>> Begin

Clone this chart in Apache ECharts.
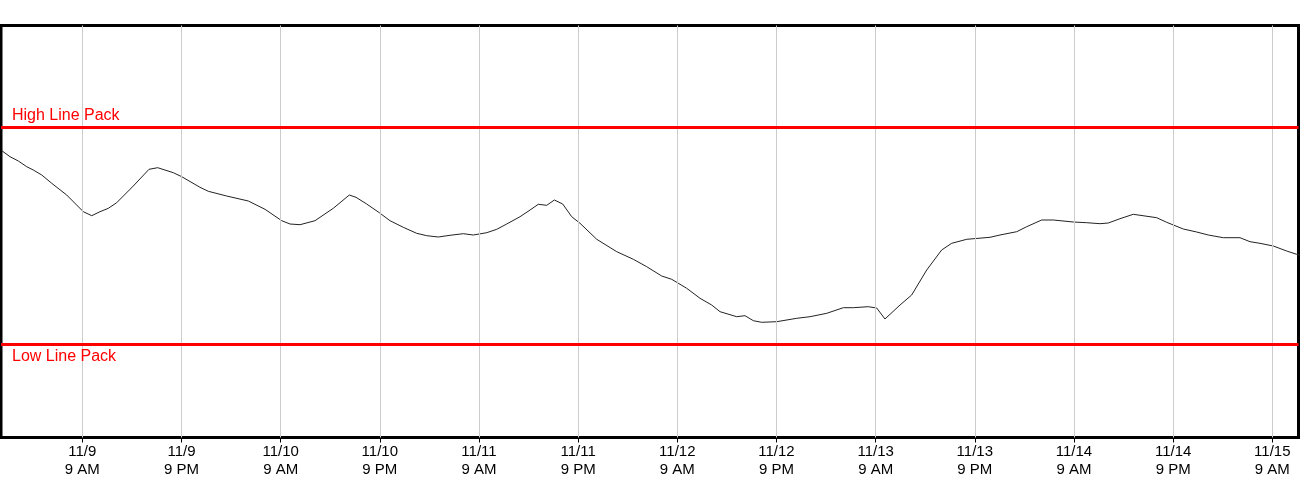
<!DOCTYPE html>
<html>
<head>
<meta charset="utf-8">
<script src="https://cdn.jsdelivr.net/npm/echarts@6/dist/echarts.min.js"></script>
<style>
html,body{margin:0;padding:0;background:#fff;}
#chart{width:1300px;height:500px;}
</style>
</head>
<body>
<div id="chart"></div>
<script>
// Hours since 11/9 00:00
const hours = [-0.75,0.25,1.26,2.27,3.07,4.09,5.30,7.11,9.12,10.14,11.14,12.15,13.16,15.17,17.07,18.12,20.01,21.03,23.24,24.25,26.47,29.09,31.11,33.13,34.13,35.34,37.16,39.37,41.31,42.12,43.41,44.94,46.23,47.84,49.46,50.68,52.08,53.49,55.10,56.31,57.94,59.15,60.36,61.97,63.18,64.18,65.20,66.12,67.13,68.22,69.23,71.25,73.67,75.68,77.30,79.11,80.32,82.14,83.75,85.16,86.17,88.19,89.19,90.20,91.21,93.03,95.45,97.06,99.08,101.09,102.30,104.11,105.13,106.13,107.95,109.36,111.18,112.99,114.20,116.02,118.84,120.05,122.07,123.28,125.09,126.50,128.92,130.54,132.15,133.15,134.57,136.18,139.01,140.22,142.23,143.85,145.25,147.07,149.09,150.30,151.51,153.12,154.74,155.95,156.3];
const linePack = [286.8,280.8,276.5,270.8,267.5,262.5,254.2,242.5,225.8,221.8,225.8,229.2,234.8,251.5,268.2,269.8,264.8,260.8,250.2,246.2,241.5,236.5,228.2,216.8,213.5,212.8,216.8,229.2,242.5,240.2,233.5,224.8,216.8,210.2,204.2,201.8,200.5,202.2,203.8,202.5,204.8,208.2,213.5,220.8,227.5,233.2,232.2,237.5,233.5,220.8,214.2,198.2,185.8,178.2,170.8,161.5,158.2,149.2,139.2,132.5,125.8,120.8,121.8,116.8,115.2,115.8,119.2,120.8,124.2,129.8,129.8,130.8,129.5,118.5,132.5,142.5,167.5,187.5,194.2,198.2,200.2,202.5,205.8,210.8,217.5,217.5,215.5,214.8,213.8,214.5,218.8,223.2,219.8,215.2,208.5,205.5,202.5,199.8,199.8,195.8,194.2,191.5,186.5,183.2,182.2];
const highLinePack = 310;
const lowLinePack = 93.5;
const tickHours = [9,21,33,45,57,69,81,93,105,117,129,141,153];
const tickDates = ['11/9','11/9','11/10','11/10','11/11','11/11','11/12','11/12','11/13','11/13','11/14','11/14','11/15'];
const tickTimes = ['9 AM','9 PM','9 AM','9 PM','9 AM','9 PM','9 AM','9 PM','9 AM','9 PM','9 AM','9 PM','9 AM'];

const chart = echarts.init(document.getElementById('chart'));
const font = "'Liberation Sans', Arial, sans-serif";
chart.setOption({
  animation: false,
  grid: {left: 1, right: 1.5, top: 25.5, bottom: 62.5, show: true, borderColor: '#000', borderWidth: 3, backgroundColor: 'transparent'},
  xAxis: {
    type: 'value', min: -0.84, max: 156.17,
    axisLine: {show: false},
    splitLine: {show: false},
    axisTick: {show: true, length: 5, lineStyle: {color: '#000', width: 1}, customValues: tickHours},
    axisLabel: {
      show: true, customValues: tickHours, margin: 5,
      fontFamily: font, fontSize: 15, lineHeight: 18, color: '#000',
      formatter: function (v) {
        let idx = 0, best = 1e9;
        tickHours.forEach((h, i) => { if (Math.abs(h - v) < best) { best = Math.abs(h - v); idx = i; } });
        return tickDates[idx] + '\n' + tickTimes[idx];
      }
    }
  },
  yAxis: {type: 'value', min: 0, max: 412, show: false, splitLine: {show: false}},
  series: [
    {
      type: 'line', data: [], z: 1, silent: true,
      markLine: {
        silent: true, symbol: 'none', animation: false,
        lineStyle: {color: '#cccccc', width: 1, type: 'solid'},
        label: {show: false},
        data: tickHours.map(h => ({xAxis: h}))
      }
    },
    {
      type: 'line', z: 3, symbol: 'none', smooth: false,
      lineStyle: {color: '#222', width: 1},
      data: hours.map((h, i) => [h, linePack[i]])
    },
    {
      type: 'line', data: [], z: 4, silent: true,
      markLine: {
        silent: true, symbol: 'none', animation: false,
        lineStyle: {color: '#ff0000', width: 3, type: 'solid'},
        data: [
          {yAxis: highLinePack, label: {show: true, formatter: 'High Line Pack', position: 'insideStartTop', distance: [11, 4], color: '#ff0000', fontFamily: font, fontSize: 16}},
          {yAxis: lowLinePack, label: {show: true, formatter: 'Low Line Pack', position: 'insideStartBottom', distance: [11, 5], color: '#ff0000', fontFamily: font, fontSize: 16}}
        ]
      }
    }
  ]
});
</script>
</body>
</html>
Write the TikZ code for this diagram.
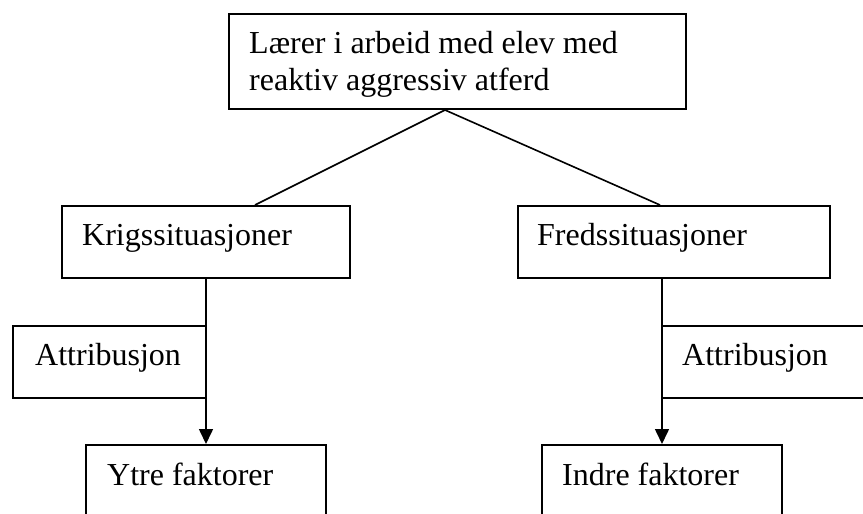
\documentclass[tikz,border=0pt]{standalone}
\usepackage{fontspec}
\setmainfont{Liberation Serif}
\usetikzlibrary{arrows.meta}
\begin{document}
\begin{tikzpicture}[x=1pt,y=-1pt,
  box/.style={draw=black,line width=2pt,rectangle,inner sep=0pt,anchor=north west},
  lbl/.style={inner sep=0pt,anchor=base west,font=\fontsize{32}{38}\selectfont},
  link/.style={draw=black,line width=1.6pt},
  arr/.style={link,-{Triangle[width=14pt,length=15pt]}}]
\useasboundingbox (0,0) rectangle (863,514);
\clip (0,0) rectangle (863,514);
\fill[white] (0,0) rectangle (863,514);

% top box
\node[box,minimum width=457pt,minimum height=95pt] (top) at (228,13) {};
\node[lbl] (top1) at (249,53) {Lærer i arbeid med elev med};
\node[lbl] (top2) at (249,90) {reaktiv aggressiv atferd};

% second level
\node[box,minimum width=288pt,minimum height=72pt] (krig) at (61,205) {};
\node[lbl] (krigt) at (82,245) {Krigssituasjoner};
\node[box,minimum width=312pt,minimum height=72pt] (fred) at (517,205) {};
\node[lbl] (fredt) at (537,245) {Fredssituasjoner};

% attribution boxes
\node[box,minimum width=193pt,minimum height=72pt] (attl) at (12,325) {};
\node[lbl] (attlt) at (35,365) {Attribusjon};
\node[box,minimum width=260pt,minimum height=72pt] (attr) at (661,325) {};
\node[lbl] (attrt) at (682,365) {Attribusjon};

% bottom boxes
\node[box,minimum width=240pt,minimum height=100pt] (ytre) at (85,444) {};
\node[lbl] (ytret) at (107,485) {Ytre faktorer};
\node[box,minimum width=240pt,minimum height=100pt] (indre) at (541,444) {};
\node[lbl] (indret) at (562,485) {Indre faktorer};

% connectors
\draw[link] ([xshift=217pt]top.south west) -- ([xshift=194pt]krig.north west);
\draw[link] ([xshift=217pt]top.south west) -- ([xshift=143pt]fred.north west);
\draw[arr] (krig.south -| ytre.north) -- (ytre.north);
\draw[arr] (fred.south -| indre.north) -- (indre.north);
\end{tikzpicture}
\end{document}
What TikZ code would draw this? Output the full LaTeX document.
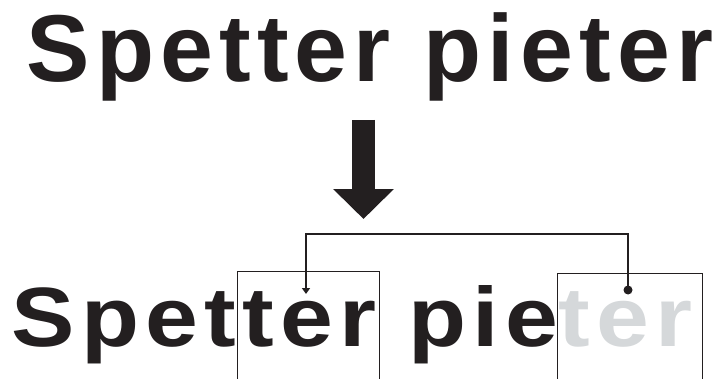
\documentclass[tikz,border=0pt]{standalone}
\usepackage{fontspec}
\usepackage{xcolor}
\usetikzlibrary{arrows.meta,positioning,calc}
\newfontfamily\spetfont{Liberation Sans}[LetterSpace=6.5]
\definecolor{ink}{HTML}{231F20}
\definecolor{fadegray}{HTML}{D5D8DA}
\tikzset{
  word/.style={inner sep=0pt, anchor=base west, text=ink,
               font=\spetfont\bfseries\fontsize{95}{95}\selectfont},
  tbox/.style={draw=ink, line width=1.2pt, inner sep=0pt, anchor=north west},
  link/.style={draw=ink, line width=1.5pt},
  linkarr/.style={-{Triangle[length=6pt,width=8pt]}},
  bigarr/.style={draw=ink, line width=23pt, -{Triangle[length=30pt,width=59pt]}},
}
\begin{document}
\begin{tikzpicture}[x=1pt, y=1pt]
\clip (0,0) rectangle (717,378);

% TOP LINE
\node[word] (top) at (26.5,296) {Spetter pieter};

% BIG ARROW
\coordinate (arrtop) at (363.5,258);
\coordinate (arrtip) at (363.5,159);
\draw[bigarr] (arrtop) -- (arrtip);

% BOTTOM LINE
\node[word, yscale=0.886] (bottom) at (11.6,32) {Spetter pie\textcolor{fadegray}{ter}};

% BOXES
\node[tbox, minimum width=142pt, minimum height=140pt] (boxL) at (237,107) {};
\node[tbox, minimum width=145pt, minimum height=140pt] (boxR) at (557,105) {};

% LINK
\coordinate (dotR) at ([xshift=71pt, yshift=-17pt]boxR.north west);
\coordinate (tipL) at ([xshift=69pt, yshift=-23pt]boxL.north west);
\fill[ink] (dotR) circle (4.5pt);
\draw[link, linkarr] (dotR) -- ++(0,56) -| (tipL);

\end{tikzpicture}
\end{document}
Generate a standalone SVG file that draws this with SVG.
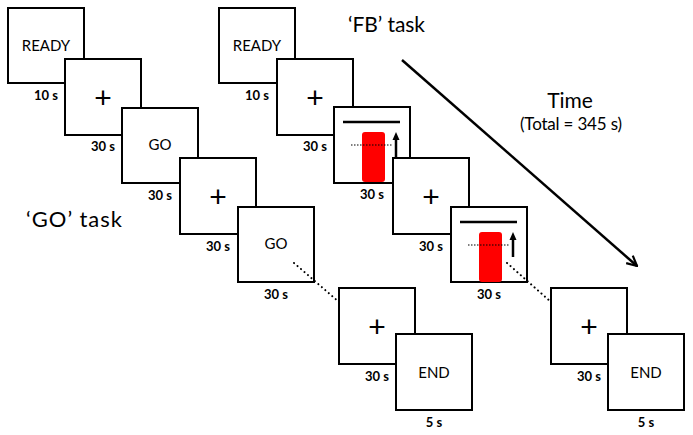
<svg xmlns="http://www.w3.org/2000/svg" width="693" height="435" viewBox="0 0 693 435">
<style>
.box{fill:#fff;stroke:#000;stroke-width:2}
.in{font-family:Lato,"Liberation Sans",sans-serif;font-size:15px;fill:#000;text-anchor:middle;dominant-baseline:central}
.plus{font-family:"Liberation Sans",sans-serif;font-size:30px;fill:#000;text-anchor:middle;dominant-baseline:central}
.t{font-family:Lato,"Liberation Sans",sans-serif;font-size:13px;font-weight:bold;fill:#000;text-anchor:middle}
.title{font-family:Lato,"Liberation Sans",sans-serif;fill:#000}
.dots{stroke:#000;stroke-width:2;stroke-dasharray:0.1 4.5;stroke-linecap:round;fill:none}
</style>
<defs>
<marker id="vhead" viewBox="0 0 12 12" refX="11" refY="6" markerWidth="12" markerHeight="12" markerUnits="userSpaceOnUse" orient="auto">
<path d="M1,1 L11,6 L1,11" fill="none" stroke="#000" stroke-width="2.2"/>
</marker>
<g id="fbcontent">
<line x1="9" y1="15" x2="66" y2="15" stroke="#000" stroke-width="2.5"/>
<rect x="28" y="25" width="23" height="50" rx="3" fill="#ff0000"/>
<line x1="17" y1="38" x2="58" y2="38" stroke="#000" stroke-width="1.2" stroke-dasharray="1.5 1.5"/>
<line x1="62" y1="50" x2="62" y2="32" stroke="#000" stroke-width="2.5"/>
<path d="M58.5,33 L62,25 L65.5,33 Z" fill="#000"/>
</g>
</defs>

<text class="title" x="348" y="32" font-size="21" textLength="77">‘FB’ task</text>
<text class="title" x="26" y="227" font-size="22" textLength="96">‘GO’ task</text>
<text class="title" x="570" y="108" font-size="21" text-anchor="middle">Time</text>
<text class="title" x="571" y="130" font-size="17" text-anchor="middle" textLength="102">(Total = 345 s)</text>

<!-- GO task column -->
<g id="go1"><rect class="box" x="8" y="8" width="76" height="75"/><text class="in" x="46" y="45">READY</text><text class="t" x="46" y="100">10 s</text></g>
<g id="go2"><rect class="box" x="65" y="59" width="76" height="76"/><text class="plus" x="103" y="97">+</text><text class="t" x="103" y="151">30 s</text></g>
<g id="go3"><rect class="box" x="122" y="108" width="76" height="75"/><text class="in" x="160" y="144">GO</text><text class="t" x="160" y="200">30 s</text></g>
<g id="go4"><rect class="box" x="180" y="158" width="76" height="76"/><text class="plus" x="218" y="196">+</text><text class="t" x="218" y="251">30 s</text></g>
<g id="go5"><rect class="box" x="238" y="207" width="76" height="75"/><text class="in" x="276" y="243">GO</text><text class="t" x="276" y="299">30 s</text></g>
<g id="go6"><rect class="box" x="339" y="288" width="76" height="76"/><text class="plus" x="377" y="326">+</text><text class="t" x="377" y="381">30 s</text></g>
<g id="go7"><rect class="box" x="396" y="334" width="76" height="76"/><text class="in" x="434" y="372">END</text><text class="t" x="434" y="427">5 s</text></g>

<!-- FB task column -->
<g id="fb1"><rect class="box" x="219" y="8" width="76" height="75"/><text class="in" x="257" y="45">READY</text><text class="t" x="257" y="100">10 s</text></g>
<g id="fb2"><rect class="box" x="277" y="59" width="76" height="76"/><text class="plus" x="315" y="97">+</text><text class="t" x="315" y="151">30 s</text></g>
<g id="fb3"><rect class="box" x="334" y="107" width="76" height="76"/><use href="#fbcontent" x="334" y="107"/><text class="t" x="372" y="199">30 s</text></g>
<g id="fb4"><rect class="box" x="393" y="158" width="76" height="76"/><text class="plus" x="431" y="196">+</text><text class="t" x="431" y="251">30 s</text></g>
<g id="fb5"><rect class="box" x="451" y="207" width="76" height="75"/><use href="#fbcontent" x="451" y="207"/><text class="t" x="489" y="299">30 s</text></g>
<g id="fb6"><rect class="box" x="551" y="288" width="76" height="76"/><text class="plus" x="589" y="326">+</text><text class="t" x="589" y="381">30 s</text></g>
<g id="fb7"><rect class="box" x="608" y="334" width="76" height="76"/><text class="in" x="646" y="372">END</text><text class="t" x="646" y="427">5 s</text></g>

<g id="connectors">
<line class="dots" x1="294" y1="263" x2="339" y2="302"/>
<line class="dots" x1="507" y1="263" x2="551" y2="302"/>
<line x1="402" y1="60" x2="637" y2="266" stroke="#000" stroke-width="2.5" marker-end="url(#vhead)"/>
</g>
</svg>
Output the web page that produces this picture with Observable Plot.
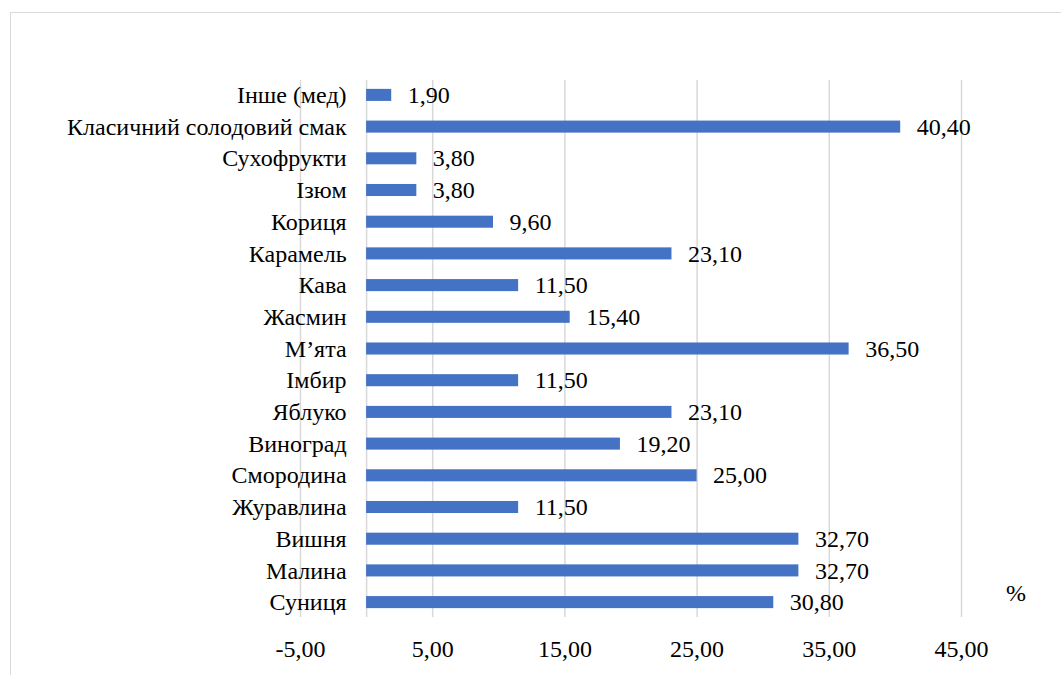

>> End

EXERCISE TASK => Copy word for word only the lines above from the one with "What TikZ code" through the one with "yscale=0.886] (bottom) at". Leave pictures out.

RESULT OF THE EXERCISE =>
What TikZ code would draw this? Output the full LaTeX document.
\documentclass[tikz,border=0pt]{standalone}
\usepackage{fontspec}
\usepackage{xcolor}
\usetikzlibrary{arrows.meta,positioning,calc}
\newfontfamily\spetfont{Liberation Sans}[LetterSpace=6.5]
\definecolor{ink}{HTML}{231F20}
\definecolor{fadegray}{HTML}{D5D8DA}
\tikzset{
  word/.style={inner sep=0pt, anchor=base west, text=ink,
               font=\spetfont\bfseries\fontsize{95}{95}\selectfont},
  tbox/.style={draw=ink, line width=1.2pt, inner sep=0pt, anchor=north west},
  link/.style={draw=ink, line width=1.5pt},
  linkarr/.style={-{Triangle[length=6pt,width=8pt]}},
  bigarr/.style={draw=ink, line width=23pt, -{Triangle[length=30pt,width=59pt]}},
}
\begin{document}
\begin{tikzpicture}[x=1pt, y=1pt]
\clip (0,0) rectangle (717,378);

% TOP LINE
\node[word] (top) at (26.5,296) {Spetter pieter};

% BIG ARROW
\coordinate (arrtop) at (363.5,258);
\coordinate (arrtip) at (363.5,159);
\draw[bigarr] (arrtop) -- (arrtip);

% BOTTOM LINE
\node[word, yscale=0.886] (bottom) at (11.6,32) {Spetter pie\textcolor{fadegray}{ter}};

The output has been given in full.